For a time, as a kid, she’d thought the skin was just a projection, like a hologram. But Mom had explained that wouldn’t work—if it was a bigger creature, it would get itself into trouble that way—knock glasses off countertops, hit its head on doorframes, jab people with a spiked tail, whatever. The digital skin was more like … stuffing some of its matter into an alternate dimension. The skin was real, but it also wasn’t. The ET was here, but it was also someplace else.
She didn’t have to understand the science of it, anyhow. She just had to know what to look for.
The ET burst out of its skin like stuffing coming out of a busted couch cushion. Matter bubbled up from the split, gelatinous and glowing purple-blue. For a second it just looked like a heap of purple crap, but then it started to take shape, a massive torso that oozed into squat legs, a bulging head without a neck to hold it up. And stuck on the front of that head like sequins from a Bedazzler, a dozen shiny black eyes.
The smell hit her next, like a cross between stinkbug and sulfur. It was lucky Atleigh had come across a few purpuramorphs last year, because she knew to keep her face passive. They were harmless unless you commented on or otherwise reacted to their stench. Then things could get ugly.
Well. Uglier.
“Thanks for obliging,” Atleigh said. “You know, most ETs don’t bother to wear a digital skin unless they’ve got something to hide.”
She lowered her weapon, slow, and slid it back into the holster on her belt.
“What is it that you want, kid?” the purpuramorph asked her, in a low rumble, almost subvocal. Purpuramorphs were one of the few offplanet races that didn’t need some kind of tech to speak like a human. Their vocal cords—buried somewhere in that purple mush—were actually similar to her own, somehow.
Atleigh took her phone out of her pocket and lit it up. On the screen was a picture of a woman with long hair—the same auburn color as Atleigh’s own. She had deep lines in her forehead, and a glint in her murky green eyes, like she was telling you to get to the goddamn point.
“You seen her? She was in here last week sometime.”

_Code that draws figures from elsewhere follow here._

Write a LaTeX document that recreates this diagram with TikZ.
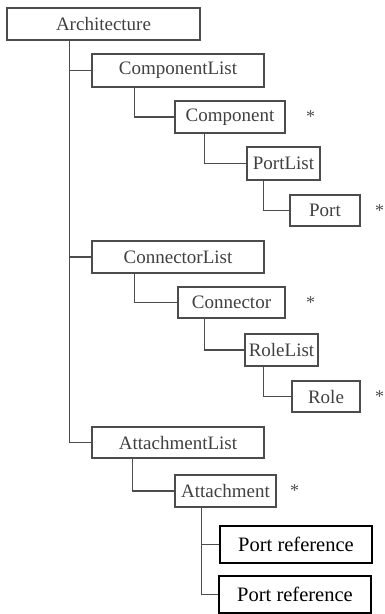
\documentclass[tikz,border=0pt]{standalone}
\usepackage{fontspec}
\setmainfont{Liberation Serif}
\newfontfamily\labelfont{Liberation Serif}
\usetikzlibrary{positioning}

\tikzset{
    box/.style={draw=black!70, line width=1.1pt, text=black!75, inner sep=0pt,
        font=\labelfont\fontsize{19}{21}\selectfont},
    refbox/.style={draw=black, line width=1.1pt, text=black, inner sep=0pt,
        font=\labelfont\fontsize{20.5}{23}\selectfont},
    starlabel/.style={inner sep=0pt, text=black!70, font=\labelfont\fontsize{18}{20}\selectfont}
}

\begin{document}
\begin{tikzpicture}[x=1pt, y=-1pt, line width=1.1pt, draw=black!70]
    \useasboundingbox (0,0) rectangle (384,614);

    \node[box, minimum width=193pt, minimum height=32pt] (arch)     at (103.5,24)  {Architecture};
    \node[box, minimum width=172pt, minimum height=33pt] (complist) at (178,70.5)  {ComponentList};
    \node[box, minimum width=110pt, minimum height=32pt] (comp)     at (230,117)   {Component};
    \node[box, minimum width=73pt,  minimum height=33pt] (portlist) at (283.5,163.5) {PortList};
    \node[box, minimum width=70pt,  minimum height=31pt] (port)     at (325,210.5) {Port};
    \node[box, minimum width=172pt, minimum height=32pt] (connlist) at (178,257)   {ConnectorList};
    \node[box, minimum width=107pt, minimum height=31pt] (conn)     at (231.5,302.5) {Connector};
    \node[box, minimum width=73pt,  minimum height=32pt] (rolelist) at (281.5,350) {RoleList};
    \node[box, minimum width=68pt,  minimum height=31pt] (role)     at (326,396.5) {Role};
    \node[box, minimum width=172pt, minimum height=31pt] (attlist)  at (178,442.5) {AttachmentList};
    \node[box, minimum width=101pt, minimum height=32pt] (att)      at (225.5,491) {Attachment};
    \node[refbox, minimum width=152pt, minimum height=37pt] (pref1) at (296,544.5) {Port reference};
    \node[refbox, minimum width=152pt, minimum height=37pt] (pref2) at (295,594.5) {Port reference};

    \foreach \Target/\Gap in {comp/20pt, port/14pt, conn/20pt, role/14pt, att/13pt}
        \node[starlabel] (\Target star) [right=\Gap of \Target] {*};

    % main trunk
    \draw ([xshift=63pt]arch.south west) coordinate (trunk) |- (attlist.west);
    \draw (trunk |- complist.west) -- (complist.west);
    \draw (trunk |- connlist.west) -- (connlist.west);

    \foreach \Source/\Target/\Dx in {complist/comp/43, connlist/conn/43, attlist/att/41,
            comp/portlist/30, portlist/port/17, conn/rolelist/27, rolelist/role/19}
        \draw ([xshift=\Dx pt]\Source.south west) |- (\Target.west);

    \draw ([xshift=27pt]att.south west) coordinate (attstem) |- (pref2.west);
    \draw (attstem |- pref1.west) -- (pref1.west);
\end{tikzpicture}
\end{document}
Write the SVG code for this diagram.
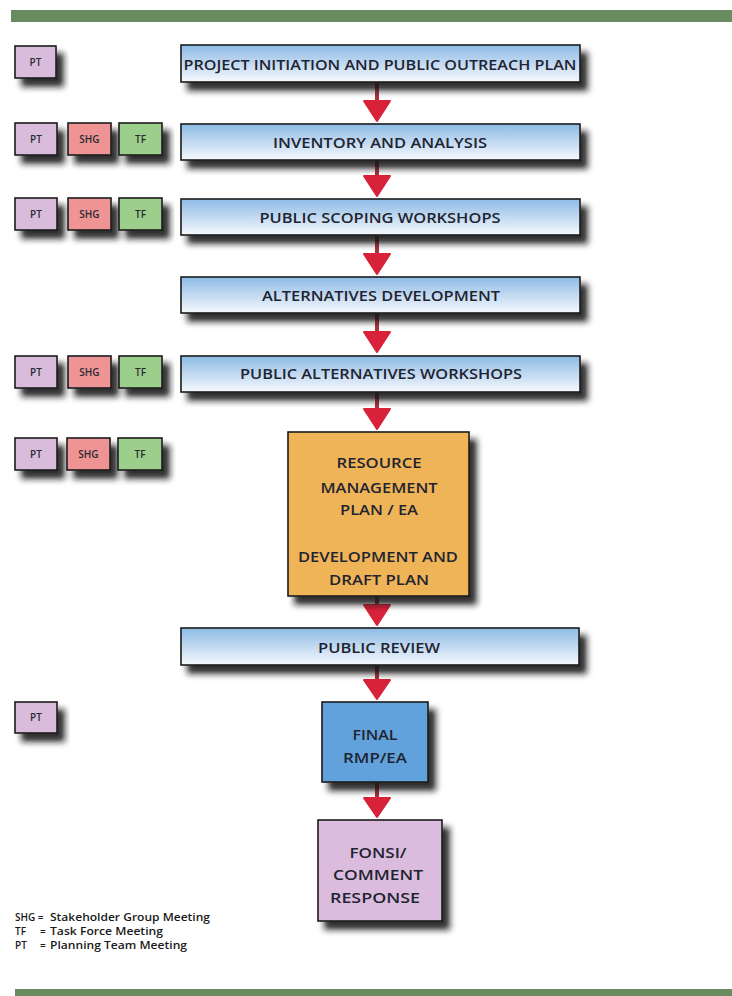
<svg xmlns="http://www.w3.org/2000/svg" width="732" height="996" viewBox="0 0 732 996">
<style>
.t{font-family:"Open Sans","Liberation Sans",sans-serif;font-weight:600;fill:#1e2430;text-anchor:middle}
.s{font-family:"Open Sans","Liberation Sans",sans-serif;font-weight:600;fill:#2a2a30;text-anchor:middle;font-size:10px}
.lg{font-family:"Open Sans","Liberation Sans",sans-serif;font-weight:600;fill:#1a1a1a;font-size:10px}
.bx{stroke:#1c1c1c;stroke-width:1.6;filter:url(#sh)}
.pt{fill:#d9bcdc}.shg{fill:#ee9494}.tf{fill:#9ccf8c}
.ar{fill:#d8223a;stroke:#d8223a;stroke-width:2;stroke-linejoin:round}
.st{fill:#a8343c}
</style>
<defs>
<linearGradient id="blue" x1="0" y1="0" x2="0" y2="1">
<stop offset="0" stop-color="#8dbbe6"/>
<stop offset="0.55" stop-color="#c7dcf2"/>
<stop offset="1" stop-color="#f6f9fd"/>
</linearGradient>
<filter id="sh" x="-20%" y="-30%" width="150%" height="180%">
<feGaussianBlur in="SourceAlpha" stdDeviation="3"/>
<feOffset dx="7" dy="8" result="o"/>
<feFlood flood-color="#151515" flood-opacity="0.9"/>
<feComposite in2="o" operator="in"/>
<feMerge><feMergeNode/><feMergeNode in="SourceGraphic"/></feMerge>
</filter>
</defs>
<rect x="0" y="0" width="732" height="996" fill="#ffffff"/>
<rect x="11" y="10" width="721" height="12" fill="#6a8a60"/>
<rect x="15" y="989" width="717" height="7" fill="#6a8a60"/>

<g id="connectors">
<g><rect class="st" x="375" y="82" width="4" height="20"/><path class="ar" d="M364 101 L390 101 L377 121 Z"/></g>
<g><rect class="st" x="375" y="160" width="4" height="17"/><path class="ar" d="M364 176 L390 176 L377 196 Z"/></g>
<g><rect class="st" x="375" y="235" width="4" height="20"/><path class="ar" d="M364 254 L390 254 L377 274 Z"/></g>
<g><rect class="st" x="375" y="313" width="4" height="20"/><path class="ar" d="M364 332 L390 332 L377 352 Z"/></g>
<g><rect class="st" x="375" y="392" width="4" height="18"/><path class="ar" d="M364 409 L390 409 L377 429 Z"/></g>
<g><rect class="st" x="375" y="596" width="4" height="10"/><path class="ar" d="M364 605 L390 605 L377 625 Z"/></g>
<g><rect class="st" x="375" y="665" width="4" height="16"/><path class="ar" d="M364 680 L390 680 L377 699 Z"/></g>
<g><rect class="st" x="375" y="782" width="4" height="16"/><path class="ar" d="M364 798 L390 798 L377 817 Z"/></g>
</g>

<g id="step1"><rect class="bx" x="181" y="45" width="399" height="37" fill="url(#blue)"/><text class="t" x="380" y="69.5" font-size="15" textLength="393" lengthAdjust="spacingAndGlyphs">PROJECT INITIATION AND PUBLIC OUTREACH PLAN</text></g>
<g id="step2"><rect class="bx" x="181" y="124" width="399" height="36" fill="url(#blue)"/><text class="t" x="380" y="148" font-size="15" textLength="214" lengthAdjust="spacingAndGlyphs">INVENTORY AND ANALYSIS</text></g>
<g id="step3"><rect class="bx" x="181" y="199" width="399" height="36" fill="url(#blue)"/><text class="t" x="380" y="222.5" font-size="15" textLength="241" lengthAdjust="spacingAndGlyphs">PUBLIC SCOPING WORKSHOPS</text></g>
<g id="step4"><rect class="bx" x="181" y="277" width="399" height="36" fill="url(#blue)"/><text class="t" x="381" y="300.5" font-size="15" textLength="238" lengthAdjust="spacingAndGlyphs">ALTERNATIVES DEVELOPMENT</text></g>
<g id="step5"><rect class="bx" x="181" y="356" width="399" height="36" fill="url(#blue)"/><text class="t" x="381" y="379" font-size="15" textLength="282" lengthAdjust="spacingAndGlyphs">PUBLIC ALTERNATIVES WORKSHOPS</text></g>
<g id="step6"><rect class="bx" x="288" y="432" width="181" height="164" fill="#f0b458"/>
<text class="t" font-size="14"><tspan x="379" y="468" textLength="85" lengthAdjust="spacingAndGlyphs">RESOURCE</tspan><tspan x="379" y="493" textLength="117" lengthAdjust="spacingAndGlyphs">MANAGEMENT</tspan><tspan x="379" y="515" textLength="78" lengthAdjust="spacingAndGlyphs">PLAN / EA</tspan><tspan x="378" y="562" textLength="160" lengthAdjust="spacingAndGlyphs">DEVELOPMENT AND</tspan><tspan x="379" y="585" textLength="100" lengthAdjust="spacingAndGlyphs">DRAFT PLAN</tspan></text></g>
<g id="step7"><rect class="bx" x="181" y="628" width="398" height="37" fill="url(#blue)"/><text class="t" x="379" y="652.5" font-size="15" textLength="122" lengthAdjust="spacingAndGlyphs">PUBLIC REVIEW</text></g>
<g id="step8"><rect class="bx" x="322" y="702" width="106" height="80" fill="#62a2dc"/>
<text class="t" font-size="14"><tspan x="375" y="740" textLength="45" lengthAdjust="spacingAndGlyphs">FINAL</tspan><tspan x="375" y="763" textLength="64" lengthAdjust="spacingAndGlyphs">RMP/EA</tspan></text></g>
<g id="step9"><rect class="bx" x="318" y="820" width="124" height="101" fill="#dcbcde"/>
<text class="t" font-size="14"><tspan x="378" y="858" textLength="57" lengthAdjust="spacingAndGlyphs">FONSI/</tspan><tspan x="378" y="880" textLength="90" lengthAdjust="spacingAndGlyphs">COMMENT</tspan><tspan x="375" y="903" textLength="90" lengthAdjust="spacingAndGlyphs">RESPONSE</tspan></text></g>

<g id="row1-pt"><rect class="bx pt" x="15" y="46" width="41" height="32"/><text class="s" x="35.5" y="65.5">PT</text></g>

<g id="row2-pt"><rect class="bx pt" x="15" y="123" width="42" height="32"/><text class="s" x="36" y="142.5">PT</text></g>
<g id="row2-shg"><rect class="bx shg" x="68" y="123" width="43" height="32"/><text class="s" x="89.5" y="142.5">SHG</text></g>
<g id="row2-tf"><rect class="bx tf" x="119" y="123" width="43" height="32"/><text class="s" x="140.5" y="142.5">TF</text></g>

<g id="row3-pt"><rect class="bx pt" x="15" y="198" width="42" height="32"/><text class="s" x="36" y="217.5">PT</text></g>
<g id="row3-shg"><rect class="bx shg" x="68" y="198" width="43" height="32"/><text class="s" x="89.5" y="217.5">SHG</text></g>
<g id="row3-tf"><rect class="bx tf" x="119" y="198" width="43" height="32"/><text class="s" x="140.5" y="217.5">TF</text></g>

<g id="row5-pt"><rect class="bx pt" x="15" y="356" width="42" height="32"/><text class="s" x="36" y="375.5">PT</text></g>
<g id="row5-shg"><rect class="bx shg" x="68" y="356" width="43" height="32"/><text class="s" x="89.5" y="375.5">SHG</text></g>
<g id="row5-tf"><rect class="bx tf" x="119" y="356" width="43" height="32"/><text class="s" x="140.5" y="375.5">TF</text></g>

<g id="row6-pt"><rect class="bx pt" x="15" y="438" width="42" height="32"/><text class="s" x="36" y="457.5">PT</text></g>
<g id="row6-shg"><rect class="bx shg" x="67" y="438" width="43" height="32"/><text class="s" x="88.5" y="457.5">SHG</text></g>
<g id="row6-tf"><rect class="bx tf" x="118" y="438" width="44" height="32"/><text class="s" x="140" y="457.5">TF</text></g>

<g id="row9-pt"><rect class="bx pt" x="15" y="702" width="42" height="31"/><text class="s" x="36" y="721">PT</text></g>

<g id="legend">
<text class="lg" x="15" y="921">SHG =</text><text class="lg" x="50" y="921" textLength="160" lengthAdjust="spacingAndGlyphs">Stakeholder Group Meeting</text>
<text class="lg" x="15" y="935">TF</text><text class="lg" x="40" y="935">=</text><text class="lg" x="50" y="935" textLength="113" lengthAdjust="spacingAndGlyphs">Task Force Meeting</text>
<text class="lg" x="15" y="949">PT</text><text class="lg" x="40" y="949">=</text><text class="lg" x="50" y="949" textLength="137" lengthAdjust="spacingAndGlyphs">Planning Team Meeting</text>
</g>
</svg>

A dozen glittering eyes swiveled toward the phone, and Atleigh schooled her features into neutrality as a wave of odor washed over her, so pungent it almost made her eyes water.
“And if I have?”
“I just need to know if you spotted her talking to anybody,” Atleigh said.
“My customers are guaranteed a certain level of discretion,” the purpuramorph said. “I can’t go violating that just because some little girl asks me to.”
Atleigh’s smile turned into more of a gritted-teeth situation.
“First of all, I’m a little girl who can make your insides come out of you before you even notice it’s happening,” she said. “And second, that woman is my mom, and she’s dead now, so if you don’t tell me who she was talking to, I might do something out of grief that we’ll both later regret, get me?”
She rested the heel of her hand on the holster at her side.
“So what’s it gonna be?” she said. “Carrot, or stick? Because I gotta tell you …” She drew the modified gun, hooked her middle finger in the metal loop just under the barrel, and tugged on it so the mechanism extended the needle again. Click click click. “I’m pretty fond of the stick, myself.”
A couple of minutes later, Atleigh slid into the driver’s side of an old green Volvo, patted the urn buckled into the seat next to her, and started the engine. She knew exactly where she was headed next.
Atleigh Kent was a bounty hunter, and her bounty was exclusively leeches.
Not all extraterrestrials were leeches—in fact, 99.9 percent of them weren’t. Most of the ETs who settled on Earth were decent enough, and made things more interesting. When Atleigh saw pictures of the way her planet had been when there were only humans on it, she was always struck by how boring it was, all the same texture, like a bowl of plain oatmeal. It was better now, with beings of all shapes and sizes and colors, hearing half a dozen languages burbling or beeping or buzzing when you walked down the street.